Photography or Painting?

“Is This The Poem I Promised You?”

In this series of blogs I want to take the reader in the process to the end result, the series 'Is This The Poem I Promised You?' A series of 10 conceptual artworks in which 'being at home' is central. In this second part my fascination for painting and photography.


My tool is photography, but I am also interested in painting because of the endless possibilities to vary with, for example, the perspective and the colors. The interaction between realistic and abstract touches me in particular.

I often wonder where photography transitions into painting. The old masters already worked from the principle that they painted what they saw in front of them: a landscape, a still life, or a portrait. Later, photographs were used to record the image so that it could be repainted in a studio. And even now we record what we see with our mobile phones. But not every photo is immediately art.

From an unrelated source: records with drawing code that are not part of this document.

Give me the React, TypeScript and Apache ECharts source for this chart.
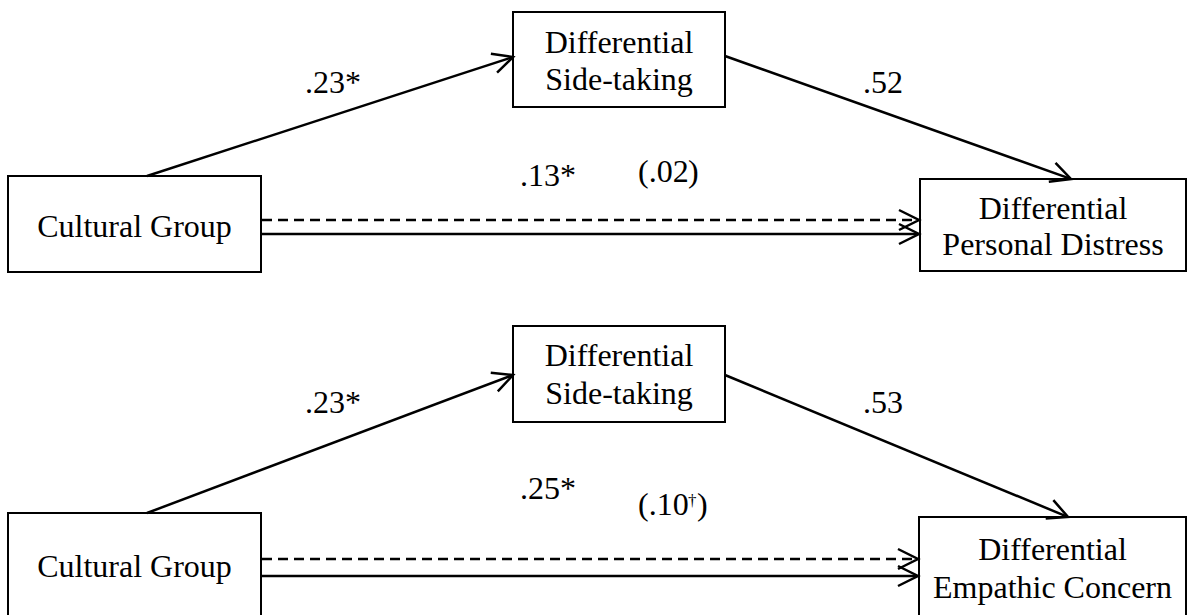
import React, { useEffect, useRef } from "react";
import * as echarts from "echarts";

// ---- data ----
const predictorLabel = ["Cultural Group"];
const mediatorLabel = ["Differential", "Side-taking"];
const outcomeLabels = [
  ["Differential", "Personal Distress"],
  ["Differential", "Empathic Concern"],
];
const aPath = [0.23, 0.23];
const aSig = ["*", "*"];
const bPath = [0.52, 0.53];
const bSig = ["", ""];
const totalEffect = [0.13, 0.25];
const totalSig = ["*", "*"];
const directEffect = [0.02, 0.1];
const directMark = ["", "†"];

const fmt = (v: number) => {
  const s = v.toFixed(2);
  return s.startsWith("0") ? s.slice(1) : s;
};

// ---- layout (positions only) ----
const panels = [
  {
    med: { x: 513, y: 12, w: 212, h: 95, ty: [42, 79] },
    pred: { x: 8, y: 176, w: 253, h: 96, ty: [226] },
    out: { x: 920, y: 179, w: 266, h: 92, ty: [208, 244] },
    dashY: 220,
    solidY: 234,
    aFrom: [147, 176],
    aTo: [513, 57],
    bFrom: [725, 56],
    bTo: [1071, 179],
    aLab: [333, 82],
    bLab: [883, 82],
    cLab: [548, 175],
    dLab: [638, 171],
  },
  {
    med: { x: 513, y: 326, w: 212, h: 96, ty: [355, 393] },
    pred: { x: 8, y: 513, w: 253, h: 112, ty: [566] },
    out: { x: 919, y: 517, w: 267, h: 110, ty: [549, 587] },
    dashY: 559,
    solidY: 576,
    aFrom: [147, 513],
    aTo: [513, 375],
    bFrom: [725, 375],
    bTo: [1068, 517],
    aLab: [333, 402],
    bLab: [883, 402],
    cLab: [548, 488],
    dLab: [638, 504],
  },
];

const FONT = '"Liberation Serif", "Times New Roman", serif';
const FS = 32;

function textEl(text: string, x: number, y: number, align = "center", size = FS) {
  return {
    type: "text",
    x,
    y,
    style: {
      text,
      fill: "#000",
      fontSize: size,
      fontFamily: FONT,
      align,
      verticalAlign: "middle",
    },
    z: 10,
  };
}

function arrowEls(x1: number, y1: number, x2: number, y2: number, dashed: boolean) {
  const L = Math.hypot(x2 - x1, y2 - y1);
  const ux = (x2 - x1) / L;
  const uy = (y2 - y1) / L;
  const px = -uy;
  const py = ux;
  const len = 20;
  const half = 10;
  return [
    {
      type: "line",
      shape: { x1, y1, x2: x2 - ux * 1, y2: y2 - uy * 1 },
      style: { stroke: "#000", lineWidth: 2.5, lineDash: dashed ? [10, 6] : null },
      z: 5,
    },
    {
      type: "polyline",
      shape: {
        points: [
          [x2 - ux * len + px * half, y2 - uy * len + py * half],
          [x2, y2],
          [x2 - ux * len - px * half, y2 - uy * len - py * half],
        ],
      },
      style: { stroke: "#000", lineWidth: 2.5, fill: null },
      z: 6,
    },
  ];
}

function boxEls(b: any, lines: string[]) {
  const els: any[] = [
    {
      type: "rect",
      shape: { x: b.x, y: b.y, width: b.w, height: b.h },
      style: { stroke: "#000", lineWidth: 2, fill: "#fff" },
      z: 4,
    },
  ];
  lines.forEach((t, i) => els.push(textEl(t, b.x + b.w / 2, b.ty[i])));
  return els;
}

function buildElements() {
  const els: any[] = [];
  panels.forEach((p, i) => {
    els.push(...boxEls(p.pred, predictorLabel));
    els.push(...boxEls(p.med, mediatorLabel));
    els.push(...boxEls(p.out, outcomeLabels[i]));
    const x1 = p.pred.x + p.pred.w + 1;
    const x2 = p.out.x - 1;
    els.push(...arrowEls(x1, p.dashY, x2, p.dashY, true));
    els.push(...arrowEls(x1, p.solidY, x2, p.solidY, false));
    els.push(...arrowEls(p.aFrom[0], p.aFrom[1], p.aTo[0], p.aTo[1], false));
    els.push(...arrowEls(p.bFrom[0], p.bFrom[1], p.bTo[0], p.bTo[1], false));
    els.push(textEl(fmt(aPath[i]) + aSig[i], p.aLab[0], p.aLab[1]));
    els.push(textEl(fmt(bPath[i]) + bSig[i], p.bLab[0], p.bLab[1]));
    els.push(textEl(fmt(totalEffect[i]) + totalSig[i], p.cLab[0], p.cLab[1]));
    const base = "(" + fmt(directEffect[i]);
    const baseW = 50;
    els.push(textEl(base, p.dLab[0], p.dLab[1], "left"));
    let cx = p.dLab[0] + baseW;
    if (directMark[i]) {
      els.push(textEl(directMark[i], cx, p.dLab[1] - 4, "left", 17));
      cx += 9;
    }
    els.push(textEl(")", cx, p.dLab[1], "left"));
  });
  return els;
}

export default function App() {
  const ref = useRef<HTMLDivElement>(null);
  useEffect(() => {
    if (!ref.current) return;
    const chart = echarts.init(ref.current, null, { renderer: "svg" });
    chart.setOption({
      animation: false,
      backgroundColor: "#fff",
      graphic: { elements: buildElements() },
    });
    return () => chart.dispose();
  }, []);
  return (
    <div
      ref={ref}
      style={{ position: "fixed", left: 0, top: 0, width: 1192, height: 615, background: "#fff" }}
    />
  );
}
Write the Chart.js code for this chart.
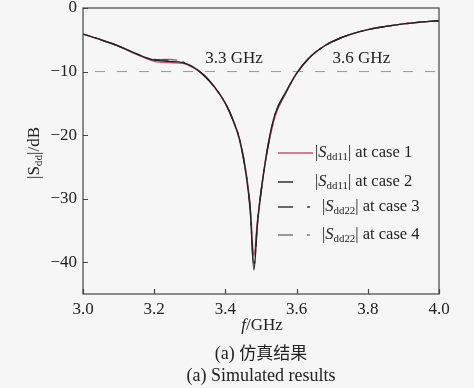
<!DOCTYPE html>
<html><head><meta charset="utf-8">
<script src="https://cdn.jsdelivr.net/npm/chart.js@4.4.1/dist/chart.umd.min.js"></script>
<style>
html,body{margin:0;padding:0;background:#f6f6f6;}
#wrap{position:relative;width:474px;height:388px;}
canvas{position:absolute;left:0;top:0;}
.cap{position:absolute;left:0;width:474px;text-align:center;color:#222;font-size:18px;line-height:20px;}
#c1{top:342px;left:24px;font-family:"Liberation Serif","Noto Sans CJK SC",serif;}
#c2{top:365px;left:24px;font-family:"Liberation Serif",serif;}
</style></head>
<body><div id="wrap"><canvas id="ch" width="474" height="388"></canvas>
<div class="cap" id="c1">(a) <span style="font-family:'Noto Sans CJK SC';font-size:17px">仿真结果</span></div>
<div class="cap" id="c2">(a) Simulated results</div></div>
<script>
const freq   = [3.00,3.05,3.10,3.15,3.20,3.24,3.28,3.31,3.34,3.37,3.40,3.42,3.44,3.46,3.47,3.48,3.49,3.50,3.52,3.54,3.57,3.60,3.64,3.68,3.72,3.76,3.80,3.85,3.90,3.95,4.00];
const case1  = [-4.1,-5.0,-6.0,-7.3,-8.4,-8.6,-8.7,-9.4,-10.6,-12.4,-15.0,-17.4,-20.6,-26.5,-31.5,-39.0,-33.5,-28.8,-21.8,-17.0,-13.4,-10.3,-7.6,-5.9,-4.8,-4.0,-3.4,-2.9,-2.5,-2.2,-2.0];
const case2  = [-4.1,-5.0,-6.0,-7.2,-8.2,-8.4,-8.6,-9.3,-10.6,-12.5,-15.0,-17.5,-20.8,-27.0,-32.0,-41.2,-34.0,-29.0,-21.5,-16.6,-13.2,-10.3,-7.6,-5.9,-4.8,-4.0,-3.4,-2.9,-2.5,-2.2,-2.0];
const case3  = [-4.1,-5.0,-6.0,-7.2,-8.1,-8.2,-8.5,-9.3,-10.6,-12.5,-15.0,-17.4,-20.7,-26.8,-31.8,-40.6,-33.8,-29.0,-21.6,-16.7,-13.3,-10.3,-7.6,-5.9,-4.8,-4.0,-3.4,-2.9,-2.5,-2.2,-2.0];
const case4  = [-4.1,-5.0,-6.0,-7.2,-8.1,-8.1,-8.4,-9.3,-10.6,-12.5,-15.0,-17.4,-20.7,-26.8,-31.8,-40.4,-33.8,-29.0,-21.6,-16.7,-13.3,-10.3,-7.6,-5.9,-4.8,-4.0,-3.4,-2.9,-2.5,-2.2,-2.0];
const refFreq = [3.0, 4.0];
const refLevel = [-10, -10];
const xTicks = [3.0,3.2,3.4,3.6,3.8,4.0];
const yTicks = [0,-10,-20,-30,-40];
const notes = [{text:'3.3 GHz', x:3.424, y:-7.9},{text:'3.6 GHz', x:3.782, y:-7.9}];

const SERIF = '"Liberation Serif", serif';
const pts = (xs, ys) => xs.map((x,i)=>({x, y: ys[i]}));
const styles = [
  {c:'#c9507c', d:[], ld:[], off:0, w:1.4, o:5},
  {c:'#222222', d:[], ld:[15,20], off:0, w:1.4, o:2},
  {c:'#3c3c3c', d:[15,14,3,14], ld:[15,14,3,14], off:17, w:1.4, o:3},
  {c:'#7a7a7a', d:[15,14,3,14], ld:[15,14,3,14], off:8, w:1.4, o:4}
];
const series = [case1, case2, case3, case4];
const datasets = series.map((s,i)=>({
  data: pts(freq, s), borderColor: styles[i].c, borderDash: styles[i].d, borderDashOffset: styles[i].off,
  borderWidth: styles[i].w, pointRadius: 0, cubicInterpolationMode: 'monotone', fill:false, order: styles[i].o
}));
datasets.push({data: pts(refFreq, refLevel), borderColor:'#9a9a9a', borderDash:[10,12], borderDashOffset: -12, borderWidth:1, pointRadius:0, order: 6});

const legendItems = [
  {sub:'dd11', n:'1', s:styles[0], tx:232},
  {sub:'dd11', n:'2', s:styles[1], tx:232},
  {sub:'dd22', n:'3', s:styles[2], tx:239},
  {sub:'dd22', n:'4', s:styles[3], tx:239}
];
const legendRows = [145, 174, 199, 227];

function rich(ctx, parts, x, y, size){
  let cx = x;
  for (const p of parts){
    const fs = p.sub ? size*0.66 : size;
    ctx.font = (p.it?'italic ':'') + fs + 'px ' + SERIF;
    ctx.fillText(p.t, cx, y + (p.sub ? size*0.24 : 0));
    cx += ctx.measureText(p.t).width;
  }
  return cx - x;
}
function richWidth(ctx, parts, size){
  let w=0;
  for (const p of parts){ const fs = p.sub?size*0.66:size; ctx.font=(p.it?'italic ':'')+fs+'px '+SERIF; w+=ctx.measureText(p.t).width; }
  return w;
}

const deco = {
  id:'deco',
  afterDraw(chart){
    const {ctx, chartArea:a, scales:{x,y}} = chart;
    ctx.save();
    ctx.strokeStyle='#444'; ctx.lineWidth=1.2; ctx.setLineDash([]);
    ctx.strokeRect(a.left, a.top, a.right-a.left, a.bottom-a.top);
    ctx.beginPath();
    for (const v of yTicks){ const py=Math.round(y.getPixelForValue(v))+0.5; ctx.moveTo(a.left,py); ctx.lineTo(a.left+5,py); }
    for (const v of xTicks){ const px=Math.round(x.getPixelForValue(v))+0.5; ctx.moveTo(px,a.bottom); ctx.lineTo(px,a.bottom-5); }
    ctx.stroke();
    ctx.fillStyle='#222'; ctx.textBaseline='middle';
    ctx.font='17px '+SERIF; ctx.textAlign='center';
    for (const n of notes) ctx.fillText(n.text, x.getPixelForValue(n.x), y.getPixelForValue(n.y));
    ctx.textAlign='left';
    const lx = a.left + 195;
    legendItems.forEach((it,i)=>{
      const py = a.top + legendRows[i];
      ctx.strokeStyle = it.s.c; ctx.lineWidth = it.s.w; ctx.setLineDash(it.s.ld); ctx.lineDashOffset = 0;
      ctx.beginPath(); ctx.moveTo(lx, py); ctx.lineTo(lx+35, py); ctx.stroke();
      ctx.setLineDash([]);
      rich(ctx, [{t:'|'},{t:'S',it:1},{t:it.sub,sub:1},{t:'| at case '+it.n}], a.left + it.tx, py, 16.5);
    });
    const xt=[{t:'f',it:1},{t:'/GHz'}];
    const cx=(a.left+a.right)/2, w=richWidth(ctx,xt,17);
    rich(ctx, xt, cx-w/2+1, a.bottom+32, 17);
    const yt=[{t:'|S'},{t:'dd',sub:1},{t:'|/dB'}];
    ctx.translate(35, 153); ctx.rotate(-Math.PI/2);
    const wy=richWidth(ctx,yt,17);
    rich(ctx, yt, -wy/2, 0, 17);
    ctx.restore();
  }
};

new Chart(document.getElementById('ch'), {
  type:'line',
  data:{datasets},
  plugins:[deco],
  options:{
    responsive:false, animation:false,
    layout:{padding:{top:8,right:35,left:0,bottom:0}},
    plugins:{legend:{display:false}, tooltip:{enabled:false}},
    scales:{
      x:{type:'linear', min:3, max:4,
        grid:{display:false, drawTicks:false}, border:{display:false},
        afterBuildTicks:s=>{s.ticks=xTicks.map(v=>({value:v}));},
        afterFit:s=>{s.height=94; s.paddingLeft=0; s.paddingRight=0;},
        ticks:{font:{family:SERIF,size:17}, color:'#222', padding:5, maxRotation:0, callback:v=>Number(v).toFixed(1)}},
      y:{type:'linear', min:-45, max:0,
        grid:{display:false, drawTicks:false}, border:{display:false},
        afterBuildTicks:s=>{s.ticks=yTicks.map(v=>({value:v}));},
        afterFit:s=>{s.width=83; s.paddingTop=0; s.paddingBottom=0;},
        ticks:{font:{family:SERIF,size:17}, color:'#222', padding:6, callback:v=>String(v).replace('-','\u2212')}}
    }
  }
});
</script></body></html>
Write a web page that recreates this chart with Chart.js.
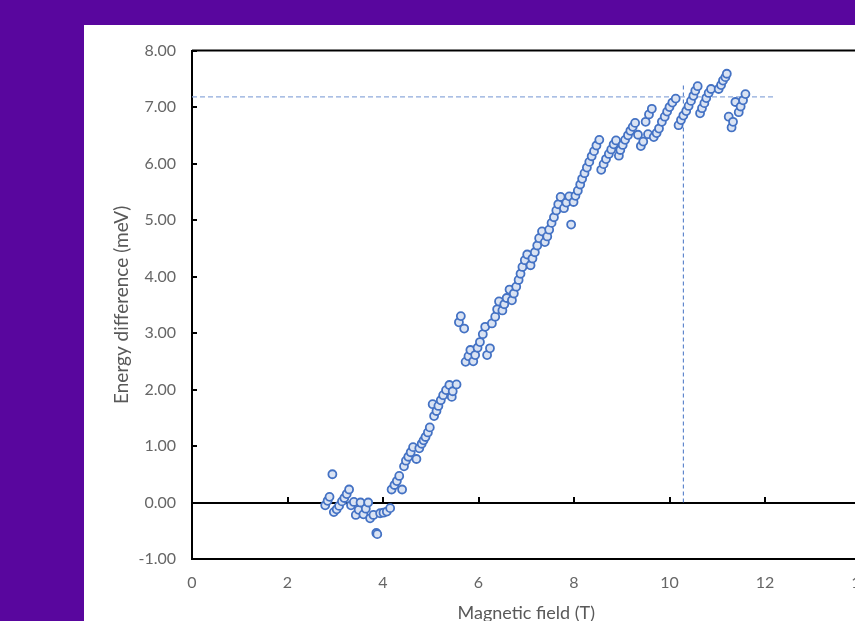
<!DOCTYPE html>
<html>
<head>
<meta charset="utf-8">
<script src="https://cdn.jsdelivr.net/npm/chart.js@4.4.1/dist/chart.umd.min.js"></script>
<style>
  html, body { margin: 0; padding: 0; width: 855px; height: 621px; overflow: hidden; background: #59069e; }
  #panel { position: absolute; left: 84px; top: 25px; width: 820px; height: 620px; background: #ffffff; }
  canvas { display: block; }
</style>
</head>
<body>
<div id="panel"><canvas id="chart" width="820" height="620"></canvas></div>
<script>
// Measured energy splitting versus applied field
const fieldT = [
  2.79, 2.84, 2.88, 2.94, 2.97, 3.03, 3.08, 3.14, 3.19, 3.24, 3.29, 3.33, 3.39, 3.43, 3.49, 3.53,
  3.59, 3.64, 3.69, 3.73, 3.80, 3.86, 3.88, 3.94, 4.01, 4.08, 4.15, 4.18, 4.24, 4.29, 4.34, 4.40,
  4.44, 4.48, 4.53, 4.58, 4.63, 4.70, 4.76, 4.81, 4.85, 4.89, 4.94, 4.98, 5.04, 5.07, 5.12, 5.16,
  5.21, 5.26, 5.32, 5.39, 5.44, 5.46, 5.54, 5.59, 5.63, 5.70, 5.73, 5.79, 5.83, 5.89, 5.93, 5.98,
  6.03, 6.09, 6.14, 6.18, 6.24, 6.28, 6.35, 6.39, 6.43, 6.50, 6.54, 6.59, 6.65, 6.70, 6.74, 6.79,
  6.84, 6.88, 6.92, 6.97, 7.02, 7.09, 7.13, 7.18, 7.23, 7.27, 7.33, 7.39, 7.44, 7.48, 7.53, 7.58,
  7.63, 7.67, 7.72, 7.79, 7.84, 7.90, 7.94, 7.99, 8.03, 8.08, 8.13, 8.17, 8.22, 8.27, 8.32, 8.37,
  8.42, 8.47, 8.53, 8.57, 8.62, 8.67, 8.73, 8.78, 8.83, 8.88, 8.94, 8.97, 9.02, 9.07, 9.13, 9.18,
  9.23, 9.28, 9.34, 9.40, 9.45, 9.50, 9.55, 9.57, 9.63, 9.67, 9.73, 9.78, 9.84, 9.90, 9.95, 10.00,
  10.06, 10.13, 10.19, 10.24, 10.29, 10.35, 10.40, 10.45, 10.50, 10.54, 10.59, 10.64, 10.68, 10.73, 10.77, 10.82,
  10.87, 11.03, 11.08, 11.12, 11.17, 11.20, 11.24, 11.30, 11.33, 11.38, 11.45, 11.49, 11.54, 11.59
];
const energyMeV = [
  -0.05, 0.03, 0.10, 0.50, -0.17, -0.12, -0.06, 0.02, 0.08, 0.15, 0.23, -0.05, 0.01, -0.22, -0.13, 0.00,
  -0.21, -0.11, 0.00, -0.28, -0.22, -0.54, -0.56, -0.19, -0.18, -0.16, -0.10, 0.23, 0.31, 0.38, 0.47, 0.23,
  0.64, 0.74, 0.81, 0.89, 0.98, 0.77, 0.96, 1.04, 1.10, 1.16, 1.24, 1.33, 1.74, 1.53, 1.62, 1.71,
  1.81, 1.90, 1.99, 2.08, 1.87, 1.97, 2.09, 3.19, 3.30, 3.08, 2.49, 2.59, 2.70, 2.50, 2.61, 2.74,
  2.84, 2.98, 3.11, 2.61, 2.73, 3.17, 3.29, 3.42, 3.56, 3.40, 3.51, 3.62, 3.77, 3.58, 3.70, 3.82,
  3.94, 4.05, 4.17, 4.29, 4.39, 4.20, 4.32, 4.43, 4.55, 4.68, 4.80, 4.61, 4.71, 4.83, 4.95, 5.05,
  5.17, 5.28, 5.41, 5.21, 5.31, 5.42, 4.92, 5.32, 5.43, 5.52, 5.63, 5.73, 5.83, 5.93, 6.03, 6.13,
  6.22, 6.32, 6.42, 5.89, 5.99, 6.08, 6.17, 6.25, 6.34, 6.41, 6.14, 6.24, 6.33, 6.42, 6.50, 6.58,
  6.65, 6.72, 6.51, 6.31, 6.39, 6.74, 6.52, 6.87, 6.97, 6.47, 6.54, 6.62, 6.74, 6.83, 6.92, 7.00,
  7.08, 7.15, 6.68, 6.77, 6.85, 6.93, 7.02, 7.11, 7.20, 7.29, 7.37, 6.89, 6.98, 7.07, 7.16, 7.25,
  7.32, 7.32, 7.39, 7.47, 7.53, 7.59, 6.83, 6.64, 6.74, 7.09, 6.91, 7.01, 7.12, 7.23
];

// Saturation level and the field where it is reached
const plateauLine = { fieldFrom: 0, fieldTo: 12.17, energy: 7.18 };
const onsetLine = { field: 10.29, energyFrom: 0, energyTo: 7.42 };

// Axis ranges
const fieldAxis = { min: 0, max: 14, step: 2 };
const energyAxis = { min: -1, max: 8, step: 1 };

const points = fieldT.map((x, i) => ({ x, y: energyMeV[i] }));

// Plot frame, inner tick marks and tick marks along the zero line
const axisFrame = {
  id: 'axisFrame',
  beforeDatasetsDraw(chart) {
    const { ctx, chartArea: a, scales: { x, y } } = chart;
    ctx.save();
    ctx.strokeStyle = '#000';
    ctx.lineWidth = 2;
    ctx.beginPath();
    ctx.moveTo(a.left, a.top);
    ctx.lineTo(a.right, a.top);
    ctx.lineTo(a.right, a.bottom);
    const y0 = Math.round(y.getPixelForValue(0));
    y.ticks.forEach(t => {
      const py = Math.round(y.getPixelForValue(t.value));
      ctx.moveTo(a.left, py);
      ctx.lineTo(a.left + 5, py);
    });
    x.ticks.forEach(t => {
      if (t.value <= fieldAxis.min) return;
      const px = Math.round(x.getPixelForValue(t.value));
      ctx.moveTo(px, y0);
      ctx.lineTo(px, y0 - 6);
    });
    ctx.stroke();
    ctx.restore();
  }
};

const tickFont = { family: 'Lato', size: 16 };
const titleFont = { family: 'Lato', size: 18 };

new Chart(document.getElementById('chart'), {
  type: 'scatter',
  data: {
    datasets: [
      {
        data: points,
        pointRadius: 4,
        pointBorderWidth: 1.8,
        pointBackgroundColor: '#dae3f3',
        pointBorderColor: '#4472c4',
        showLine: false
      },
      {
        data: [
          { x: plateauLine.fieldFrom, y: plateauLine.energy },
          { x: plateauLine.fieldTo, y: plateauLine.energy }
        ],
        showLine: true,
        borderColor: '#8faadc',
        borderWidth: 1.3,
        borderDash: [5, 3],
        pointRadius: 0
      },
      {
        data: [
          { x: onsetLine.field, y: onsetLine.energyFrom },
          { x: onsetLine.field, y: onsetLine.energyTo }
        ],
        showLine: true,
        borderColor: '#4472c4',
        borderWidth: 1,
        borderDash: [4, 3],
        pointRadius: 0
      }
    ]
  },
  options: {
    responsive: false,
    animation: false,
    events: [],
    layout: { padding: { left: 0, top: 24, right: 43.5, bottom: 0 } },
    plugins: { legend: { display: false }, tooltip: { enabled: false } },
    scales: {
      x: {
        type: 'linear',
        min: fieldAxis.min,
        max: fieldAxis.max,
        ticks: { stepSize: fieldAxis.step, color: '#666666', font: tickFont, padding: 14 },
        grid: { display: false, drawTicks: false },
        border: { display: true, color: '#000', width: 2 },
        title: {
          display: true,
          text: 'Magnetic field (T)',
          color: '#595959',
          font: titleFont,
          padding: { top: 0, bottom: 21 }
        },
        afterFit(scale) { scale.height = 86; }
      },
      y: {
        type: 'linear',
        min: energyAxis.min,
        max: energyAxis.max,
        ticks: {
          stepSize: energyAxis.step,
          color: '#666666',
          font: tickFont,
          padding: 16,
          callback: v => v.toFixed(2)
        },
        grid: {
          drawTicks: false,
          lineWidth: 2,
          color: ctx => (ctx.tick && ctx.tick.value === 0 ? '#000' : 'rgba(0,0,0,0)')
        },
        border: { display: true, color: '#000', width: 2 },
        title: {
          display: true,
          text: 'Energy difference (meV)',
          color: '#595959',
          font: { family: 'Lato', size: 19 },
          padding: { top: 26.6, bottom: 0 }
        },
        afterFit(scale) { scale.width = 108; }
      }
    }
  },
  plugins: [axisFrame]
});
</script>
</body>
</html>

Although much contradictory information has been written about what is meant by (photo) art, a more or less generally accepted view is that the end result leaves an impression on the viewer's subconscious.

My challenge for “Is This The Poem I Promised You?” was to develop a method to make a painting but through photography. Capturing something with photography as a painting? Create something that isn't there, create a story? Then the result is no longer a photo, but a concept that touches and amazes the viewer.

After a longtime experimenting, I have now found a way to work as a painter with 'my' medium (photography). By creating the spaces myself, I can also apply the alienating perspective that often occurs in painting. Actually, I make a huge 'diorama'. By working in the room with different, sometimes more than 30, lamps and shaping the light through the color filters, I can then color the room and thus 'paint with light'. Those color filters are an important element in my work, just like a painter has access to brushes and paint, I work with color filters to express my feelings.

In painting everything is often equally sharp, while a traditional photo has depth of field. Like the human eye, the lens is unable to focus on a very large area. Because I work in a painterly way and also because I think everything there is to see is equally important. That is why every item has to be equally sharp so that the viewer can observe all the details.